Why does DEX exist?
Why does DEX do what it does? One of the many reasons are to do with individual experiences (called anecdotal experience) that we have seen throughout our professional careers as Social Workers with Deaf people, Deaf Instructors, Deaf Youth Workers and Deaf Teachers of deaf children, working in the National Deaf Children’s Society, etc. DEX has also supported individual cases of deaf adults and deaf children. Here are just three of them:
Case Study A
A’s mother moved from Sri Lanka England recently. A is learning BSL and English and her mother uses English as a second language.
A’s mother contacted DEX as she is worried that her daughter, who is in Year 7, is not learning English quickly enough. A attends a specialist mainstream resource school. DEX asked the Local Authority to advocate for A’s mother at the Annual Review of the Statement of Educational Need meeting, but the council refused to pay for this service.
At the Annual Review meeting A’s mother was able to ask detailed questions about the quality of support that A receives via BSL, and what extra help she has with English.
Case Study B
B walked out of his local mainstream school (which is not resourced) in Year 11 because he was unable to follow the national curriculum even with a note-taker, and felt socially excluded. He had never had a friend throughout childhood. Fortunately he has a close and loving family, but they know this is insufficient, and asked DEX for help.
DEX counselled B and his family and supported him through a difficult year as B came to terms with the fact that he needed to continue his education. B later signed up for a class for unemployed young people whilst waiting to enrol for college the following academic year. Support was given to him to use public transport and to find his way to and from college as he had no experience of making the short trip into town.
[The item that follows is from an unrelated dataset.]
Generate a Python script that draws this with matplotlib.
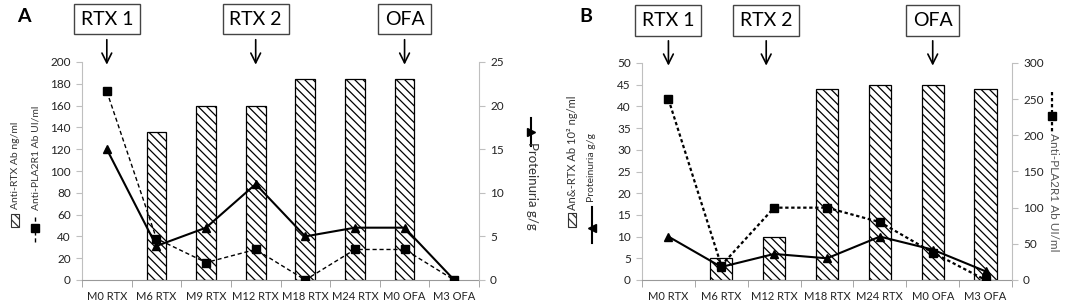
import numpy as np
import matplotlib
matplotlib.use('Agg')
import matplotlib.pyplot as plt
from matplotlib.patches import Rectangle
from matplotlib.lines import Line2D

plt.rcParams['font.family'] = ['Lato', 'DejaVu Sans']
plt.rcParams['hatch.linewidth'] = 0.9

# Panel A data
cats_a = ['M0 RTX', 'M6 RTX', 'M9 RTX', 'M12 RTX', 'M18 RTX', 'M24 RTX', 'M0 OFA', 'M3 OFA']
rtx_a = [np.nan, 136, 160, 160, 184, 184, 184, np.nan]
pla2r1_a = [173, 38, 16, 28, 0, 28, 28, 0]
prot_a = [15, 3.9, 6, 11, 5, 6, 6, 0]

# Panel B data
cats_b = ['M0 RTX', 'M6 RTX', 'M12 RTX', 'M18 RTX', 'M24 RTX', 'M0 OFA', 'M3 OFA']
rtx_b = [np.nan, 5, 10, 44, 45, 45, 44]
pla2r1_b = [250, 20, 100, 100, 80, 38, 0]
prot_b = [10, 3, 6, 5, 10, 7, 2]

# treatment events (x position in category units)
events = ['RTX 1', 'RTX 2', 'OFA']
events_a = [0, 3, 6]
events_b = [0, 1.85, 5]

W, H = 1091, 308
fig = plt.figure(figsize=(W / 100, H / 100), dpi=100)

HATCH = '\\\\\\\\'
GRID = '#bfbfbf'


def px(x, y):
    return x / W, 1 - y / H


def style(ax, n, ymax, ystep):
    ax.set_xlim(-0.5, n - 0.5)
    ax.set_ylim(0, ymax)
    ax.set_yticks(np.arange(0, ymax + 0.1, ystep))
    ax.set_xticks(range(n))
    ax.set_xticks([i - 0.5 for i in range(n + 1)], minor=True)
    ax.tick_params(axis='x', which='major', length=0, pad=8, labelsize=8, colors='#222')
    ax.tick_params(axis='x', which='minor', length=5, color='#999')
    ax.tick_params(axis='y', length=4, color=GRID, labelsize=8.5, labelcolor='#222', pad=4)
    for s in ['top', 'right']:
        ax.spines[s].set_visible(False)
    ax.spines['left'].set_color(GRID)
    ax.spines['bottom'].set_color('#999')


def style_right(ax2, ymax, ystep):
    ax2.set_ylim(0, ymax)
    ax2.set_yticks(np.arange(0, ymax + 0.1, ystep))
    ax2.tick_params(axis='y', length=4, color=GRID, labelsize=8.5, labelcolor='#222', pad=4)
    for s in ['top', 'left', 'bottom']:
        ax2.spines[s].set_visible(False)
    ax2.spines['right'].set_color(GRID)


def draw_events(ax, xs):
    tr = ax.get_xaxis_transform()
    for name, x in zip(events, xs):
        ax.text(x, 1.197, name, transform=tr, ha='center', va='center', fontsize=14,
                bbox=dict(boxstyle='square,pad=0.35', fc='white', ec='#444', lw=1))
        ax.annotate('', xy=(x, 0.975), xycoords=tr, xytext=(x, 1.115), textcoords=tr,
                    arrowprops=dict(arrowstyle='->,head_length=0.7,head_width=0.35',
                                    lw=1.2, color='black'))


def leg_hatch(x, y0, y1):
    (fx, fy0), (_, fy1) = px(x - 4, y1), px(x, y0)
    fig.patches.append(Rectangle((fx, fy0), 8 / W, fy1 - fy0, transform=fig.transFigure,
                                 fc='white', ec='#333', lw=0.8, hatch=HATCH))


def leg_line(x, y0, y1, ym, ls, marker, lw=1.2):
    a, b = px(x, y0), px(x, y1)
    fig.lines.append(Line2D([a[0], b[0]], [a[1], b[1]], transform=fig.transFigure,
                            color='black', ls=ls, lw=lw))
    m = px(x, ym)
    fig.lines.append(Line2D([m[0]], [m[1]], transform=fig.transFigure, color='black',
                            marker=marker, ms=6, ls='none'))


def leg_text(x, y, s, rot, size=7.5, color='#333'):
    fx, fy = px(x, y)
    fig.text(fx, fy, s, rotation=rot, ha='center', va='center', fontsize=size, color=color)


# ---- Panel A ----
axA = fig.add_axes([82 / W, 28 / H, 397 / W, 218 / H])
xa = np.arange(len(cats_a))
axA.bar(xa, rtx_a, width=0.4, color='white', edgecolor='black', lw=0.9, hatch=HATCH, zorder=2)
axA.plot(xa, pla2r1_a, color='black', ls=(0, (3, 2)), lw=1, marker='s', ms=6, zorder=3)
style(axA, len(cats_a), 200, 20)
axA.set_xticklabels(cats_a)
axA2 = axA.twinx()
axA2.plot(xa, prot_a, color='black', lw=1.5, marker='^', ms=6)
style_right(axA2, 25, 5)
draw_events(axA, events_a)

leg_hatch(15, 214, 227)
leg_text(16, 165, 'Anti-RTX Ab ng/ml', 90)
leg_line(35, 217, 242, 228, (0, (3, 2)), 's', lw=1)
leg_text(36, 158, 'Anti-PLA2R1 Ab UI/ml', 90)
leg_line(531, 118, 146, 132, '-', '>', lw=1.5)
leg_text(532, 186, 'Proteinuria g/g', 270, size=9.5)

# ---- Panel B ----
axB = fig.add_axes([642 / W, 28 / H, 370 / W, 217 / H])
xb = np.arange(len(cats_b))
axB.bar(xb, rtx_b, width=0.42, color='white', edgecolor='black', lw=0.9, hatch=HATCH, zorder=2)
axB.plot(xb, prot_b, color='black', lw=1.5, marker='^', ms=6, zorder=3)
style(axB, len(cats_b), 50, 5)
axB.set_xticklabels(cats_b)
axB2 = axB.twinx()
axB2.plot(xb, pla2r1_b, color='black', ls=(0, (1.5, 1.2)), lw=1.6, marker='s', ms=6)
style_right(axB2, 300, 50)
draw_events(axB, events_b)

leg_hatch(572, 213, 227)
leg_text(572, 153, 'An&-RTX Ab 10² ng/ml', 90, size=8)
leg_line(592, 207, 243, 228, '-', '<', lw=1.5)
leg_text(592, 168, 'Proteinuria g/g', 90)
leg_line(1052, 92, 132, 116, (0, (1.5, 1.2)), 's', lw=1.6)
leg_text(1053, 192, 'Anti-PLA2R1 Ab UI/ml', 270, size=8.5, color='#555')

fig.text(*px(24, 16), 'A', fontsize=14, fontweight='bold', ha='center', va='center')
fig.text(*px(586, 16), 'B', fontsize=14, fontweight='bold', ha='center', va='center')

fig.savefig('out.png', dpi=100)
B is said to have Asperger Syndrome in addition to being deaf. He reluctantly attended a group of deaf young people who made up DEX’s Deaf Youth Council, and enjoyed the social activity. However, the Council was a short term project, so he has had no other opportunity for supported assistance in making friends with deaf peers.
B is now at college and doing very well in his studies. He still continues to be socially isolated, and still never goes out of his home apart from to college or out with his family members.
Case Study C
C has Deaf parents and is part of an extensive Deaf family. She was having problems with bullying in her resourced mainstream school , mainly from the other deaf children.
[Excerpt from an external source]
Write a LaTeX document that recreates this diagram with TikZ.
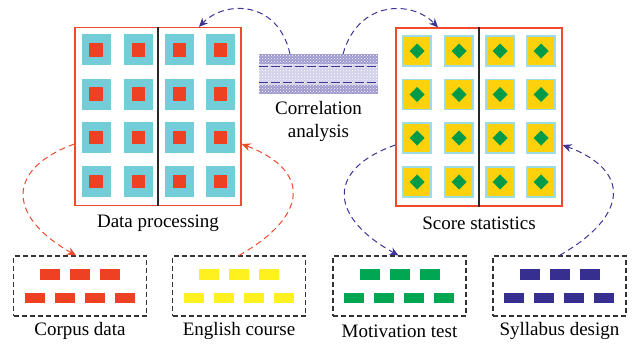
\documentclass[tikz,border=0pt]{standalone}
\usepackage{fontspec}
\setmainfont{Liberation Serif}
\usetikzlibrary{arrows.meta,patterns}
\definecolor{boxred}{HTML}{EF4A2E}
\definecolor{cyanc}{HTML}{73CDD9}
\definecolor{redsq}{HTML}{EE4123}
\definecolor{yel}{HTML}{FDD10C}
\definecolor{grn}{HTML}{009B48}
\definecolor{yelbar}{HTML}{FFF01F}
\definecolor{grnbar}{HTML}{00A651}
\definecolor{blubar}{HTML}{362F8F}
\definecolor{arrblue}{HTML}{3C3596}
\definecolor{lavdark}{HTML}{9E9AD0}
\definecolor{lavlight}{HTML}{D2D0EA}
\begin{document}
\begin{tikzpicture}[x=1pt,y=-1pt,
  bigbox/.style={draw=boxred,line width=1.2pt,minimum width=166pt,minimum height=178pt,inner sep=0pt},
  smallbox/.style={draw=black!80,dash pattern=on 5pt off 3pt,line width=1.1pt,minimum width=133pt,minimum height=60pt,inner sep=0pt},
  lbl/.style={font=\fontsize{19}{23}\selectfont,inner sep=0pt,align=center},
  redarrow/.style={draw=boxred,line width=1pt,dash pattern=on 6pt off 4pt,-{Stealth[length=9pt,width=8pt,inset=3pt]}},
  bluearrow/.style={draw=arrblue,line width=1pt,dash pattern=on 6pt off 4pt,-{Stealth[length=9pt,width=8pt,inset=3pt]}},
]
\useasboundingbox (0,0) rectangle (637,345);
% big boxes
\node[bigbox] (L) at (158,116.5) {};
\node[bigbox] (R) at (479,117) {};
% cells left
\foreach \x in {96,138.5,179.5,220.5}{
  \foreach \y in {50,94,137.5,181.5}{
    \fill[cyanc] (\x-14.5,\y-15.5) rectangle (\x+14.5,\y+15.5);
    \fill[redsq] (\x-6.7,\y-6.7) rectangle (\x+6.7,\y+6.7);
  }}
\draw[black!85,line width=1.2pt] (L.north) -- (L.south);
% cells right
\foreach \x in {417,459,500,541}{
  \foreach \y in {51,94.5,138,182}{
    \filldraw[fill=yel,draw=cyanc!70,line width=1.3pt] (\x-14,\y-15) rectangle (\x+14,\y+15);
    \fill[grn] (\x,\y-7.5) -- (\x+7.5,\y) -- (\x,\y+7.5) -- (\x-7.5,\y) -- cycle;
  }}
\draw[black!85,line width=1.2pt] (R.north) -- (R.south);
% correlation pattern
\node[inner sep=0pt,minimum width=119pt,minimum height=40pt] (corr) at (318.5,74.3) {};
\fill[lavdark] (259,54.3) rectangle (378,64.5);
\fill[lavlight] (259,64.5) rectangle (378,84.5);
\fill[lavdark] (259,84.5) rectangle (378,94.3);
\fill[pattern=crosshatch dots,pattern color=white] (259,54.3) rectangle (378,94.3);
\draw[arrblue,line width=1.4pt,dash pattern=on 9pt off 3pt] (259,66.7) -- (378,66.7);
\draw[arrblue,line width=1.4pt,dash pattern=on 9pt off 3pt] (259,82.3) -- (378,82.3);
\node[lbl] (corrtxt) at (318.5,121) {Correlation\\analysis};
% labels
\node[lbl] (dp) at (158,223) {Data processing};
\node[lbl] (ss) at (479,223) {Score statistics};
% small boxes
\node[smallbox] (B1) at (80,286) {};
\node[smallbox] (B2) at (239,286) {};
\node[smallbox] (B3) at (399.5,286) {};
\node[smallbox] (B4) at (559.5,286) {};
\foreach \bx/\bc in {80/redsq,239/yelbar,399.5/grnbar,559.5/blubar}{
  \foreach \o in {-30,0,30}{
    \fill[fill=\bc] (\bx+\o-10,269) rectangle (\bx+\o+10,279.5);}
  \foreach \o in {-45.5,-15.5,14.5,44.5}{
    \fill[fill=\bc] (\bx+\o-10,292.7) rectangle (\bx+\o+10,303.3);}
}
\node[lbl] (t1) at (80,331) {Corpus data};
\node[lbl] (t2) at (239,331) {English course};
\node[lbl] (t3) at (399.5,331) {Motivation test};
\node[lbl] (t4) at (559.5,331) {Syllabus design};
% arrows
\draw[redarrow] ([yshift=-27.5pt]L.west) .. controls (8,168) and (5,215) .. ([xshift=-4pt]B1.north);
\draw[redarrow] (B2.north) .. controls (310,215) and (310,170) .. ([yshift=-27.5pt]L.east);
\draw[bluearrow] ([xshift=-28.5pt]corr.north) .. controls (278,0) and (225,0) .. ([xshift=41pt]L.north);
\draw[bluearrow] ([xshift=24.5pt]corr.north) .. controls (358,0) and (412,0) .. ([xshift=-41pt]R.north);
\draw[bluearrow] ([yshift=-28pt]R.west) .. controls (329,168) and (326,215) .. ([xshift=-1pt]B3.north);
\draw[bluearrow] (B4.north) .. controls (630,215) and (630,170) .. ([yshift=-28pt]R.east);
\end{tikzpicture}
\end{document}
DEX supported her at her Annual Review meeting and it was agreed as part of her Statement that it provided a range of services:
- Training for deaf children on what bullying is, the consequences of being bullied and how to deal with bullying
- Training for hearing children who were being bullied or were the perpetrators of bullying
- Training of teachers (mainstream and specialist) on dealing with bullying and harassment
- Support in writing a new school Bullying policy.
DEX received excellent testimonials for all aspects of the general bullying strategy.
In addition to supporting C’s family with bullying, DEX addressed the family’s concern about the low level of support she receives via BSL in school. The Communication Support Worker (CSW) had an NVQ Level 2 in BSL which is roughly equivalent to a GCSE. All professionals working in schools are expected to have at least one degree but this is not a national standard for CSWs.
It was agreed that CSW support would be provided at NVQ Level 3 in BSL, with progression to Level 4 (degree level). The CSW who was supporting C was initially sent on a Level 3 course which meant that C would not benefit from improved support for at least one academic year, impacting on her educational achievement. Subsequently the school stated that it would not be paying for the CSW to go on to Level 4 because it is considered that the CSW could leave due to better job prospects.
This is symptomatic of the national situation, which DEX wants to address by the introduction of a new post in education: that of BSL/English Educational Interpreters, with a minimum standard of NVQ Level 3 on entrance to the profession, and progression to a professional qualification of Member of the Registered Sign language Interpreter (MRSLI) through schools’ Continuing Professional Development (CPD).